* Required work
Could the lines from the start of the data through the line with "edgecolor='black', linewidth=1.5, zorder=2)" be set down exactly, with no pictures among them?
### Record excerpts ###
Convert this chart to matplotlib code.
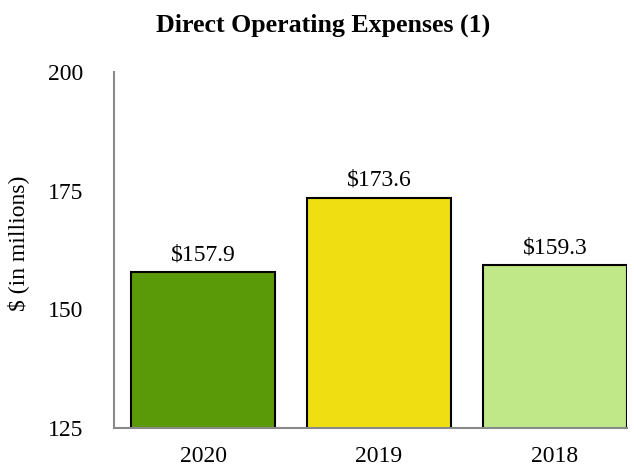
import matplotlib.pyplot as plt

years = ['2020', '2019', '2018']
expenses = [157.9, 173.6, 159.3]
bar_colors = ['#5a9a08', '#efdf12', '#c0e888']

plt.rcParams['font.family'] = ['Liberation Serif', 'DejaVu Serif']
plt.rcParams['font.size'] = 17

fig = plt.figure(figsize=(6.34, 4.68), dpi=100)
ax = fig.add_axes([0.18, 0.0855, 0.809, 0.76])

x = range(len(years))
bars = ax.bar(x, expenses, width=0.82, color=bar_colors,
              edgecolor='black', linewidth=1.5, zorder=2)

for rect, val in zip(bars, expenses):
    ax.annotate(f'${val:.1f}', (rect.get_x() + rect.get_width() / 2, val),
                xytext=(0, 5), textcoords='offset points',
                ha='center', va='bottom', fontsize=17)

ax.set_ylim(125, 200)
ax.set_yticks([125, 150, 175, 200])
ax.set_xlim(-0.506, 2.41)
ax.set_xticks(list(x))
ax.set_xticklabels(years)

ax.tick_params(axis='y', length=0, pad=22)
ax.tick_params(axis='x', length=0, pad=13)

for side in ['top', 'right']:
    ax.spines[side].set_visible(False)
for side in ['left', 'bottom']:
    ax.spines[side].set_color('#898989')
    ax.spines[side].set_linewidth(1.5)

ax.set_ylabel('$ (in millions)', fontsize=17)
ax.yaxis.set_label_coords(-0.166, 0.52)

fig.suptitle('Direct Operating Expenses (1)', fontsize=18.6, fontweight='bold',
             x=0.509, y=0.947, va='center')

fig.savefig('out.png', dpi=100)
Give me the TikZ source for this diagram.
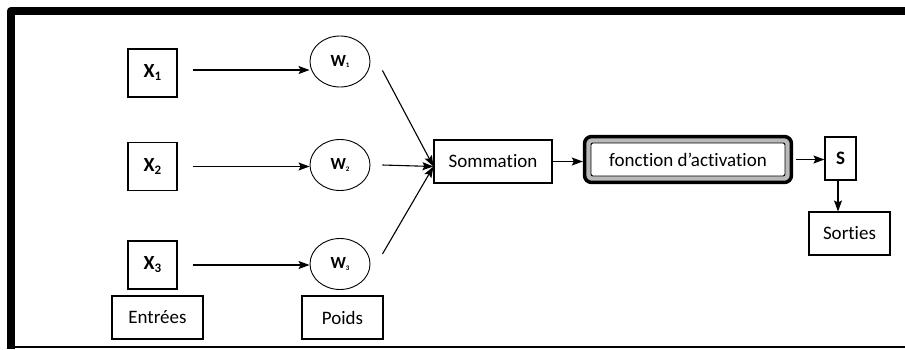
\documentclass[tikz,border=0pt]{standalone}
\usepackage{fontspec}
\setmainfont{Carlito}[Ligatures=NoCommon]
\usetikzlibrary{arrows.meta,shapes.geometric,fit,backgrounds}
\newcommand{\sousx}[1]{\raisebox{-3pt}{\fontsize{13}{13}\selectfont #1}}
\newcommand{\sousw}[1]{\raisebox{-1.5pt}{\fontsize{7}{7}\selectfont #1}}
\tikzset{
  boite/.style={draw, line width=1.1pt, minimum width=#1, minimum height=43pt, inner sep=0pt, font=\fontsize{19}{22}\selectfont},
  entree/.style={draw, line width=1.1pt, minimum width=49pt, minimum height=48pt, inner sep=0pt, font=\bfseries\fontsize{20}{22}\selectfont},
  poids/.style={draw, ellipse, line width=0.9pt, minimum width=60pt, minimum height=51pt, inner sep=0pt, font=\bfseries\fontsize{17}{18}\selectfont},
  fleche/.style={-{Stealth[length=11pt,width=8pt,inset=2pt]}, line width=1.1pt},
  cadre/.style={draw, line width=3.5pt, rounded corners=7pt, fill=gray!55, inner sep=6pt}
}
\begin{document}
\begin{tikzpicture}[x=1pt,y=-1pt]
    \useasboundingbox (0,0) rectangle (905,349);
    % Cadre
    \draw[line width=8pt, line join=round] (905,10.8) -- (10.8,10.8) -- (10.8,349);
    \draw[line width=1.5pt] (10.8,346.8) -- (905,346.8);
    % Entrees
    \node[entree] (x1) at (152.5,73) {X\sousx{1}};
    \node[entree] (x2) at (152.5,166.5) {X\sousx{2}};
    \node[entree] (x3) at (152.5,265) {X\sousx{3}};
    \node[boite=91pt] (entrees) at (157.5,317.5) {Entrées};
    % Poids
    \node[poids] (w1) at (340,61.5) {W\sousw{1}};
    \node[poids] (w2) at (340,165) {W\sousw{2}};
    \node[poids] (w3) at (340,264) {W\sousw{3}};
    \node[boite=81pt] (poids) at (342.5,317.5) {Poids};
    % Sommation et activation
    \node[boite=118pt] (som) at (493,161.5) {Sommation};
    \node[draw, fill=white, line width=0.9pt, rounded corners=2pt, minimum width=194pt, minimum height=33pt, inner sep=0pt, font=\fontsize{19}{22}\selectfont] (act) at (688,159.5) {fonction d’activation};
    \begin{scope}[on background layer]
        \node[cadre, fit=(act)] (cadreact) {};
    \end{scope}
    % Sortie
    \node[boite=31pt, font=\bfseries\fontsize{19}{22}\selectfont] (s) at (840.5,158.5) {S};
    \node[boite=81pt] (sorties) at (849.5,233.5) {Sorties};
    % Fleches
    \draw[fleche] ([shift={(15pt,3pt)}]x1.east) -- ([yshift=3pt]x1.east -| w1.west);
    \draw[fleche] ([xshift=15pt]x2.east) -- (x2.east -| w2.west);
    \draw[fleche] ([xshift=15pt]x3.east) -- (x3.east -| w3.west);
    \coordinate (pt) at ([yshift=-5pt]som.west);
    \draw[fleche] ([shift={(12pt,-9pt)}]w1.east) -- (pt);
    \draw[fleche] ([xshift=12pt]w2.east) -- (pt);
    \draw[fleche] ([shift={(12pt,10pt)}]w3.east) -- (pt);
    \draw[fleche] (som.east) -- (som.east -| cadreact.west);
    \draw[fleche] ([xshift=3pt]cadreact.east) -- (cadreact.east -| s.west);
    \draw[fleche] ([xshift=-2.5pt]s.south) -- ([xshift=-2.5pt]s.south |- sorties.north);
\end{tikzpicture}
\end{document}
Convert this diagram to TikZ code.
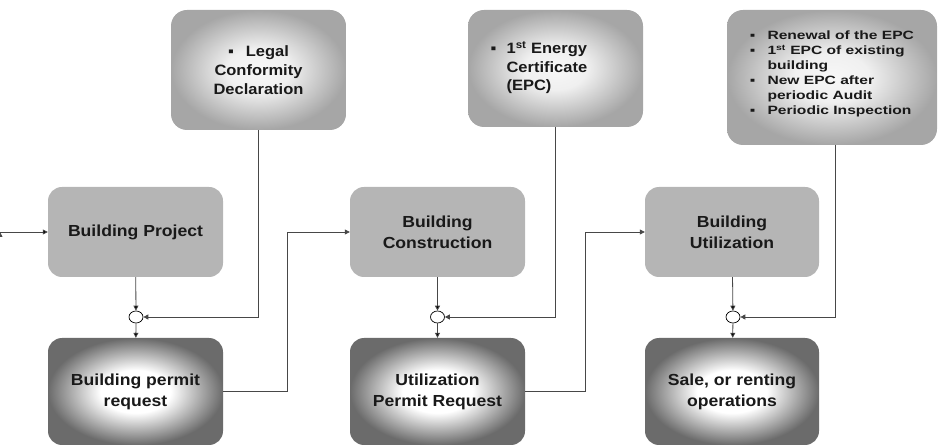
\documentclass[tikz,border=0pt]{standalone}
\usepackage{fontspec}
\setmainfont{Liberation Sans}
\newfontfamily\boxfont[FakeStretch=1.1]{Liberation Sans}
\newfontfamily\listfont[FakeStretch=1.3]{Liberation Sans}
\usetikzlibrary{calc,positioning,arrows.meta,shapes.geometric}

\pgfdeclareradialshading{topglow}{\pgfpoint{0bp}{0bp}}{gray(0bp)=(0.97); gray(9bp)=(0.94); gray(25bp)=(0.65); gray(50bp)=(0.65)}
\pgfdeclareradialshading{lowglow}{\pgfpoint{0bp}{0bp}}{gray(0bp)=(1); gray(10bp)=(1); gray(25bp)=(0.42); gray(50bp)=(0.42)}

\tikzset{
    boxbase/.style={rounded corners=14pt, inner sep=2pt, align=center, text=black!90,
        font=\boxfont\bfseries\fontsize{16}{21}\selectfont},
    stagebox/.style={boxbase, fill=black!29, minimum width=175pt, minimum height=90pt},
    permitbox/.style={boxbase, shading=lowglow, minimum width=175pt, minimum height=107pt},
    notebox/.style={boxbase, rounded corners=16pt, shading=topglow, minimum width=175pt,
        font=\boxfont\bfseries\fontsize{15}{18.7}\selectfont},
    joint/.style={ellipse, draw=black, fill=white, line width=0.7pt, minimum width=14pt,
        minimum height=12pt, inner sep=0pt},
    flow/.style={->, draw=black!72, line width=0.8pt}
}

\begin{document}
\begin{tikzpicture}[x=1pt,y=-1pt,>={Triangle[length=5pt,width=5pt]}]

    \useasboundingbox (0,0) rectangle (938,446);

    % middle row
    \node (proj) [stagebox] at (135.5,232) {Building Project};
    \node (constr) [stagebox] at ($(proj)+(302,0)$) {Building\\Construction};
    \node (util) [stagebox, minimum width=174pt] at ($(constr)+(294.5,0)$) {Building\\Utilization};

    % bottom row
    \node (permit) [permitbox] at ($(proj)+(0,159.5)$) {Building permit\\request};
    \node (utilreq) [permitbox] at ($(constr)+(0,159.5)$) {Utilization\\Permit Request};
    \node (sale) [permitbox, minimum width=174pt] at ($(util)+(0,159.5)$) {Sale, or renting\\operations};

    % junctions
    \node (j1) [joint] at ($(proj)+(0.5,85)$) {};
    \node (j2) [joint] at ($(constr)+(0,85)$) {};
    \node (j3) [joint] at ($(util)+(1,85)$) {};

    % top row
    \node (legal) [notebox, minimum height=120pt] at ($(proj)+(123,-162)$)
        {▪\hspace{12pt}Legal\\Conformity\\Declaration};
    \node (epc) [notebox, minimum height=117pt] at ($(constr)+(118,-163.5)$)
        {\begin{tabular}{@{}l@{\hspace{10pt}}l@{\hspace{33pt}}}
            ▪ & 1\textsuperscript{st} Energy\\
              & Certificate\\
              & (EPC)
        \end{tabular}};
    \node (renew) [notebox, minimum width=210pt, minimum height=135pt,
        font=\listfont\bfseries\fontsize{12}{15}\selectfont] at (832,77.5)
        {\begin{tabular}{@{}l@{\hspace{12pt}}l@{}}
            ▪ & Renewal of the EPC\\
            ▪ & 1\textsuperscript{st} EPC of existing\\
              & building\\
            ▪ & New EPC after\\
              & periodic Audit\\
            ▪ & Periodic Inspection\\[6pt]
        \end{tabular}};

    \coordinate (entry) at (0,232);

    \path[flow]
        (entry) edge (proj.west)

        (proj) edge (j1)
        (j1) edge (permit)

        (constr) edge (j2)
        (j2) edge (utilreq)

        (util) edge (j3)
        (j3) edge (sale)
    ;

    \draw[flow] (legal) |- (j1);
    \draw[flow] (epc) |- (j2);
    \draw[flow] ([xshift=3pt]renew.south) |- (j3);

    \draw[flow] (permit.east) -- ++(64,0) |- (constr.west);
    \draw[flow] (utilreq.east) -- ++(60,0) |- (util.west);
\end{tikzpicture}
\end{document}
###
* Full solution
Convert this chart to matplotlib code.
import matplotlib.pyplot as plt

years = ['2020', '2019', '2018']
expenses = [157.9, 173.6, 159.3]
bar_colors = ['#5a9a08', '#efdf12', '#c0e888']

plt.rcParams['font.family'] = ['Liberation Serif', 'DejaVu Serif']
plt.rcParams['font.size'] = 17

fig = plt.figure(figsize=(6.34, 4.68), dpi=100)
ax = fig.add_axes([0.18, 0.0855, 0.809, 0.76])

x = range(len(years))
bars = ax.bar(x, expenses, width=0.82, color=bar_colors,
              edgecolor='black', linewidth=1.5, zorder=2)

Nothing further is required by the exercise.